Task |
Print exactly what lies from the line with "Convert this diagram to TikZ code." down to the line with "-- (#1+19,#3+23) -- (#1+6.5,#3+23)", counting both of those lines, but not the pictures.

Given records |
====================

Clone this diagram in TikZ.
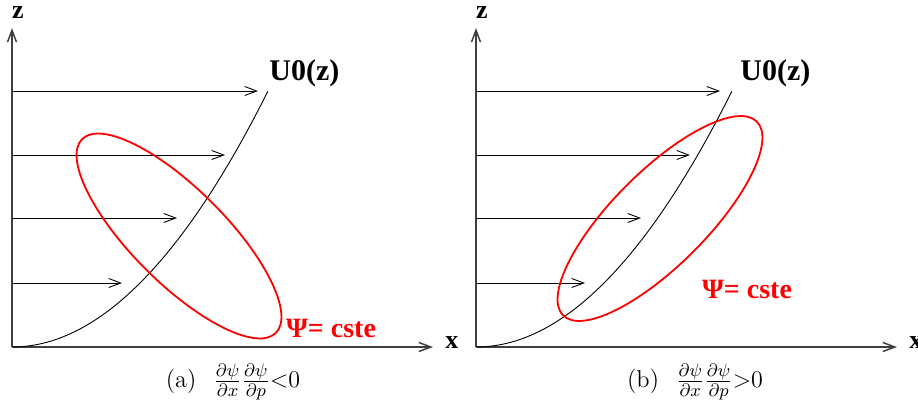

====================

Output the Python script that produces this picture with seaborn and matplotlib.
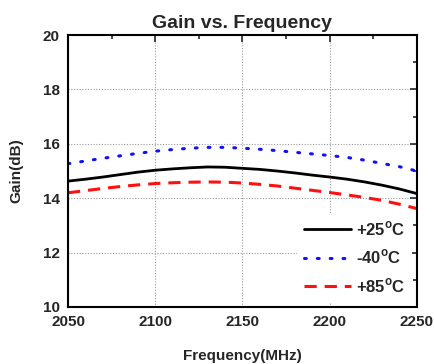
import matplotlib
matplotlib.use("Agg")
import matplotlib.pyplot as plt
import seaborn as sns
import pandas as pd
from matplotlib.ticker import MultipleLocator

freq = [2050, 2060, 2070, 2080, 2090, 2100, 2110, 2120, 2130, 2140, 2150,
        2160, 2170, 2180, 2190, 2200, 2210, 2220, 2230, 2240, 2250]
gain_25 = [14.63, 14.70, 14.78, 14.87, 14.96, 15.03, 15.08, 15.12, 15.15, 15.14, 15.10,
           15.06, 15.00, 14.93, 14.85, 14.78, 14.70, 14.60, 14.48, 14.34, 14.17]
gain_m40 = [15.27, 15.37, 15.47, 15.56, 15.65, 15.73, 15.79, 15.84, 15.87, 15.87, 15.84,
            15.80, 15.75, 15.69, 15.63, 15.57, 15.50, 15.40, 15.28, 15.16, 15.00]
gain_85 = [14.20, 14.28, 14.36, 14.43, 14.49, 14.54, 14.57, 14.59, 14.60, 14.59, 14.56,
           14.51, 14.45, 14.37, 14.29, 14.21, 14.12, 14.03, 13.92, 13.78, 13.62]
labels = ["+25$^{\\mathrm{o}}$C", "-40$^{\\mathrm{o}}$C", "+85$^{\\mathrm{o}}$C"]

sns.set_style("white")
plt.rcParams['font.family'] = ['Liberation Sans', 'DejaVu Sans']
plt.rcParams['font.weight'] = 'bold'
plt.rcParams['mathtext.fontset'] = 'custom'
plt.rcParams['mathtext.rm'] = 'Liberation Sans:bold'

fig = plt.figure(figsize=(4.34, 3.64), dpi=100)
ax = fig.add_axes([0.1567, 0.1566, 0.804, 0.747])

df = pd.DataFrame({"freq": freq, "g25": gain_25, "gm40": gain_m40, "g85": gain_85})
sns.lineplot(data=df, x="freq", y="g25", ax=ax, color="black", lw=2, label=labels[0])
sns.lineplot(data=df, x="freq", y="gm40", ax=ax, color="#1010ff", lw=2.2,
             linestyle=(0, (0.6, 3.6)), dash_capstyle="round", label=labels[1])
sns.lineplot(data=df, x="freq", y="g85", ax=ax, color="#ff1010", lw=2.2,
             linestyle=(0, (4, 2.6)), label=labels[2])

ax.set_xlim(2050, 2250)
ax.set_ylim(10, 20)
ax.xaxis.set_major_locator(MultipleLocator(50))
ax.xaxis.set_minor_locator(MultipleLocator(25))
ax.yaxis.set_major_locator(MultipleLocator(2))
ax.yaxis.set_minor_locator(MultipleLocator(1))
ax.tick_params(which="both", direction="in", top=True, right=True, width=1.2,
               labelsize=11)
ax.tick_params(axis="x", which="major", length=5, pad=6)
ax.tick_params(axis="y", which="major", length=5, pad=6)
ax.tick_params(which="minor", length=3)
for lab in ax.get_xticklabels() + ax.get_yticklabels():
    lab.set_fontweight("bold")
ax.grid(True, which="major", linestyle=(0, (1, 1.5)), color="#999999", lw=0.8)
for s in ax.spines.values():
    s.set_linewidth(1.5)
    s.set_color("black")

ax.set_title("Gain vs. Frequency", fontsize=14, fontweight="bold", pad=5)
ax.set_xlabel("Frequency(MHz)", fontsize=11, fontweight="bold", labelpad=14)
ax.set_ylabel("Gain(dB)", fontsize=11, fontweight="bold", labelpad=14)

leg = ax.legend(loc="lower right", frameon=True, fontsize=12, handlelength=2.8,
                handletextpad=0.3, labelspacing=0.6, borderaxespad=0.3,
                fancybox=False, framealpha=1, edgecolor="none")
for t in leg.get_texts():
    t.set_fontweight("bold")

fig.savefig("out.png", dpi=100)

====================

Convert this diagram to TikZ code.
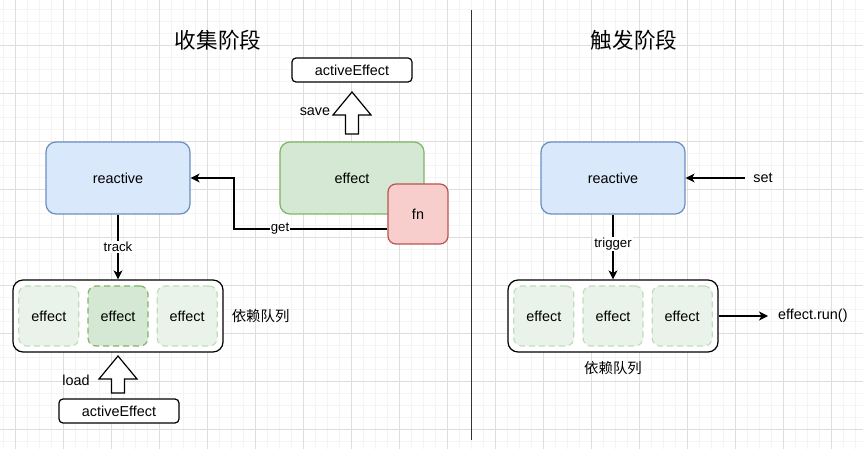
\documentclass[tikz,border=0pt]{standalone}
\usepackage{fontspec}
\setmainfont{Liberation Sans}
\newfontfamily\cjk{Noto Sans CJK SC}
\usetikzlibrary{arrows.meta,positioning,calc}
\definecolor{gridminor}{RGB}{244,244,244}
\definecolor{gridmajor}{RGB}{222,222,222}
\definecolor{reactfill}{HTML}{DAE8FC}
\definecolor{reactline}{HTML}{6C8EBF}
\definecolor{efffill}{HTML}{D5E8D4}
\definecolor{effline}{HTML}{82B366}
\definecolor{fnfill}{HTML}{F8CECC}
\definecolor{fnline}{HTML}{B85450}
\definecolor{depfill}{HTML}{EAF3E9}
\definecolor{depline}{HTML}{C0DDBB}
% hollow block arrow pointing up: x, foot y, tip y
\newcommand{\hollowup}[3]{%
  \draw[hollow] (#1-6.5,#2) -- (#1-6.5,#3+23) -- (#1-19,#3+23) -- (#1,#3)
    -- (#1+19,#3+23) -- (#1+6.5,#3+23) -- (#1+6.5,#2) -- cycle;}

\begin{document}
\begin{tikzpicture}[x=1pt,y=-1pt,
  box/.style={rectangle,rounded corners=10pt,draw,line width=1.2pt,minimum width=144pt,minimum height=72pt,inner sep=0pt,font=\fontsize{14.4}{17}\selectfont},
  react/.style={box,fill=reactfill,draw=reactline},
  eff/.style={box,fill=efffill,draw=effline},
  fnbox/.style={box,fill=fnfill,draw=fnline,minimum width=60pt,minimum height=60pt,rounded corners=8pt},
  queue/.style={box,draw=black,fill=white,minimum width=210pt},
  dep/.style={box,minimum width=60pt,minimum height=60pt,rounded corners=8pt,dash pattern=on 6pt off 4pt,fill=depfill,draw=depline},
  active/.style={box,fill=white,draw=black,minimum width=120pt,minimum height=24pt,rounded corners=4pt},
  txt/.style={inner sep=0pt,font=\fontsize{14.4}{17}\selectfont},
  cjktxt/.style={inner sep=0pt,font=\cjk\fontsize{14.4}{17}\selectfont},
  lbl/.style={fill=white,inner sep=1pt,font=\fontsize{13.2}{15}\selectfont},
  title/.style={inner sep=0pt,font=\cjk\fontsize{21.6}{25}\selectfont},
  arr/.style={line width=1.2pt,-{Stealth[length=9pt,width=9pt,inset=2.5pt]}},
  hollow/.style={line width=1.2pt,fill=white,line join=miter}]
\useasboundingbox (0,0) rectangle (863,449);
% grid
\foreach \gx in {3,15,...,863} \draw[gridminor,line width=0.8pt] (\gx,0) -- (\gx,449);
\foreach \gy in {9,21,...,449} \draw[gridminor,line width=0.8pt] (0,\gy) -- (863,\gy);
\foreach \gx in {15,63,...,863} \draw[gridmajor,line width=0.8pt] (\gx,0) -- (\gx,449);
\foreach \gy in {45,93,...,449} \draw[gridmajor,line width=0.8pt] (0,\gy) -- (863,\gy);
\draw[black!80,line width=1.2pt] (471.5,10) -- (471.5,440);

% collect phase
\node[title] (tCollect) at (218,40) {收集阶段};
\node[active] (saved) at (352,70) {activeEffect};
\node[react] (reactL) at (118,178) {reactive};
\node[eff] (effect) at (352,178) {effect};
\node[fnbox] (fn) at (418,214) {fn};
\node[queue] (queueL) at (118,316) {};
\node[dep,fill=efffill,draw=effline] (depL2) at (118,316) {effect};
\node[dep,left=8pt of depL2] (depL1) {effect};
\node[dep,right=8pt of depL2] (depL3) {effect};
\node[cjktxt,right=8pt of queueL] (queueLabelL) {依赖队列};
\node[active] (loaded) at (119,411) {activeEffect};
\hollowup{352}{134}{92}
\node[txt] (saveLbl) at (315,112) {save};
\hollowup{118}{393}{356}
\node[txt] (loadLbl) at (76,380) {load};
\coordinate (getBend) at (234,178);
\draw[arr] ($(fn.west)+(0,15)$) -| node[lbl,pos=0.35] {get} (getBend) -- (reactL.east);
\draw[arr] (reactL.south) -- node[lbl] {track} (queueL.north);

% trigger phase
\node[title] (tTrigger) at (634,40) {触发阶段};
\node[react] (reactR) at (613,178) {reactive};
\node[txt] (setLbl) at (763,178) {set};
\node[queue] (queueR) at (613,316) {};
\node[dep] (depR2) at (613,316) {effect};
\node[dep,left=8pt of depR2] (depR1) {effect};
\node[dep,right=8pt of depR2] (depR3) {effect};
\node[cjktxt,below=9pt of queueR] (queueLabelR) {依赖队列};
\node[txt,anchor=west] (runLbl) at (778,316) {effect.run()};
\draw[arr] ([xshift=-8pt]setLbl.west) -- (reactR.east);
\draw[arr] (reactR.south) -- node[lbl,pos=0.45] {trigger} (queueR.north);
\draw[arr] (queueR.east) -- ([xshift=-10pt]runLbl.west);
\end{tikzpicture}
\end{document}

====================

The response |
Convert this diagram to TikZ code.
\documentclass[tikz,border=0pt]{standalone}
\usepackage{fontspec}
\setmainfont{Liberation Sans}
\newfontfamily\cjk{Noto Sans CJK SC}
\usetikzlibrary{arrows.meta,positioning,calc}
\definecolor{gridminor}{RGB}{244,244,244}
\definecolor{gridmajor}{RGB}{222,222,222}
\definecolor{reactfill}{HTML}{DAE8FC}
\definecolor{reactline}{HTML}{6C8EBF}
\definecolor{efffill}{HTML}{D5E8D4}
\definecolor{effline}{HTML}{82B366}
\definecolor{fnfill}{HTML}{F8CECC}
\definecolor{fnline}{HTML}{B85450}
\definecolor{depfill}{HTML}{EAF3E9}
\definecolor{depline}{HTML}{C0DDBB}
% hollow block arrow pointing up: x, foot y, tip y
\newcommand{\hollowup}[3]{%
  \draw[hollow] (#1-6.5,#2) -- (#1-6.5,#3+23) -- (#1-19,#3+23) -- (#1,#3)
    -- (#1+19,#3+23) -- (#1+6.5,#3+23) -- (#1+6.5,#2) -- cycle;}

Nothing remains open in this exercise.